Tobacco Roads. Vienna to Kavala: Technology Transfer in the Early Twentieth Century

Call for Papers, deadline 28 February

Call for Papers

Tobacco Roads
Vienna to Kavala: Technology Transfer in the Early Twentieth Century

5-7 July 2013
Kavala, Greece

The workshop marks the centenary anniversary of Kavala’s accession to the Greek state in July 1913. It is supported by the National Technical University of Athens, the Municipality of Kavala, and ADVANTAGE AUSTRIA, Athens.

Location: The venue of the conference is a wonderful tobacco warehouse renovated to host the tobacco museum of the city of Kavala in northern Greece.

During the early 20th century the economies of a number of Greek cities relied almost exclusively on the cultivation, processing, and sale of tobacco leaves. Especially in coastal cities such as Kavala, a town by the sea in northern Greece, everyday life mirrored the incessant tobacco production cycle—picking, drying, processing and baling tobacco. This was then transported to the port, loaded onto barges lined up at the quays in front of the city’s enormous tobacco warehouses and ferried out to foreign company steamers anchored out to sea. Since the 1840s, Lloyd, the major Austrian steamship company, had established a fortnightly service between Trieste and Kavala. Tobacco exports were directed mainly at the Hapsburg Empire, but also Russia, England, Egypt, France, and even the United States. The city attracted both the Greek bourgeoisie—retailers who traded tobacco as independent exporters in mainly the Balkans, Russia, Egypt, and Turkey—and European corporations. These were powerful investors who built their own tobacco warehouses and often had the double role of foreign consul in the city and tobacco merchant. It is indicative that by 1880 all the major European countries had established consulates in the city of Kavala. By the end of the nineteenth century, around 4,000 tons of tobacco were being sent abroad annually from the city’s port mostly by the Austrian Herzog et Cie. By 1913 there were 61 tobacco trading houses in the city.

In this context of economic growth, powerful tobacco dealers mainly from the Austro-Hungarian empire, introduced innovative processing and packaging machinery in order to maintain a firm grip over tobacco production. Indeed, the tobacco industry stood at the cutting edge of business practice. The history of tobacco in Greece has been told as part of the country’s political, economic, and labor history; fortunately it has also evoked interest in gender and women’s history. Yet, historians, sociologists, and anthropologists have paid less attention to the ways that the transfer of tobacco technologies, mostly from the Hapsburg Empire, shaped local societies, were transformed by them and also greatly influenced the national economy after the city’s accession to the Greek state.
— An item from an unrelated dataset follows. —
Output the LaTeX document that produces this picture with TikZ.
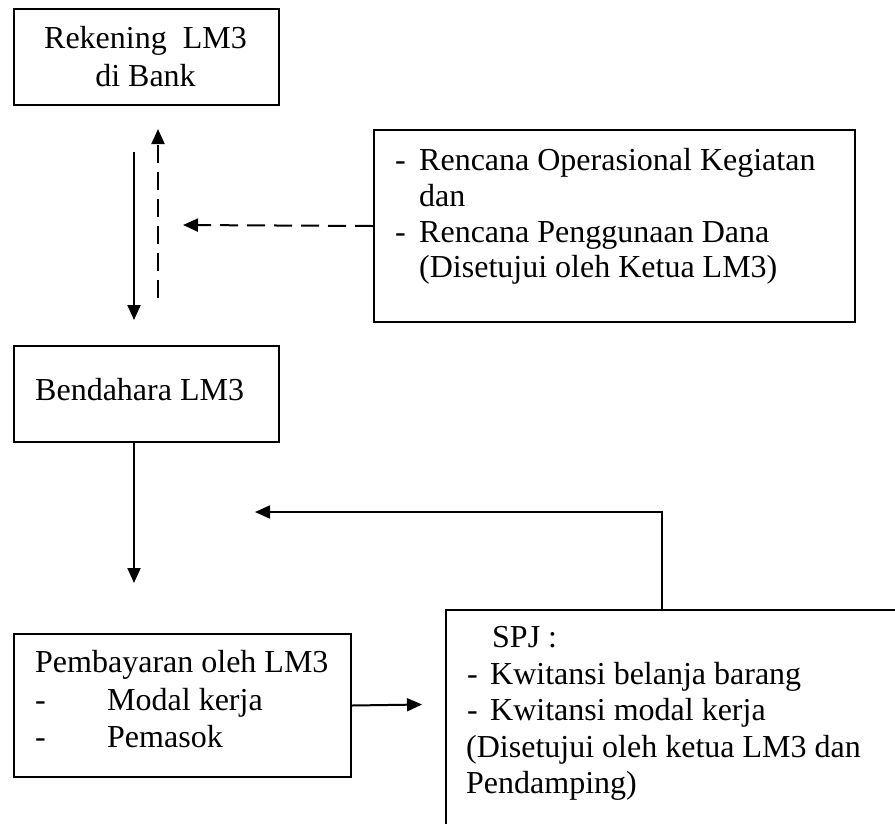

The conference invites historians and scholars from the history of technology, technology studies, the humanities, architecture, museum and cultural studies and other related disciplines to an interdisciplinary discussion of the history of tobacco technologies. It aims to reassess the role of technology transfer in the social construction of whole cities and urban infrastructures and retell their history through a multidisciplinary approach. By focusing on major dimensions of technological change in the area of tobacco production and processing, the workshop aims to answer how and why tobacco technologies were crucial in shaping the city.

Transferring artifacts and methods for tobacco production and processing is but one form of technology transfer. The history of Greek cities such as Kavala has witnessed many other forms of technology transfer that touch on the technological know-how, the actors, the practices, and the industrial buildings. The story of the Greek city of Kavala and its tobacco trade relations with Vienna is as an example of technology transfer and a starting point for a wider discussion on the use of technology in tobacco production, processing, and distribution.

Thus, we invite contributions on, but not limited to, the major actors in the tobacco trade in Kavala, such as the Austro-Hungarian Jewish industrialist Pierre Herzog who monopolized trade of Balkan and Turkish tobacco in Central Europe by the end of the nineteenth century and his company’s representative in the city, Adolf Wix von Zsolnay; the tobacco trade and economic relations and technology transfer between Kavala and Vienna; the traditional tobacco processing methods and their mechanization; the work culture and the political upheavals that were resulted from the introduction of new technologies in tobacco warehouses; the transfer of architectural styles and forms from Austria to the wider area of Kavala and neighboring cities.

We also encourage contributions that deal with the seminal issue of technology transfer in the tobacco industry in general during the early twentieth century, given that the transfer of technology affects the practices of both the new locality and the point of origin.

Submission guidelines:
A 250-words abstract along with a short one page cv as a word or pdf attachment are requested by February 28, 2013. Please send these to Assoc.
Professor Maria Rentetzi mrentetz [at] vt.edu Proposals will be reviewed and notification of the outcome will be made on March 30, 2013.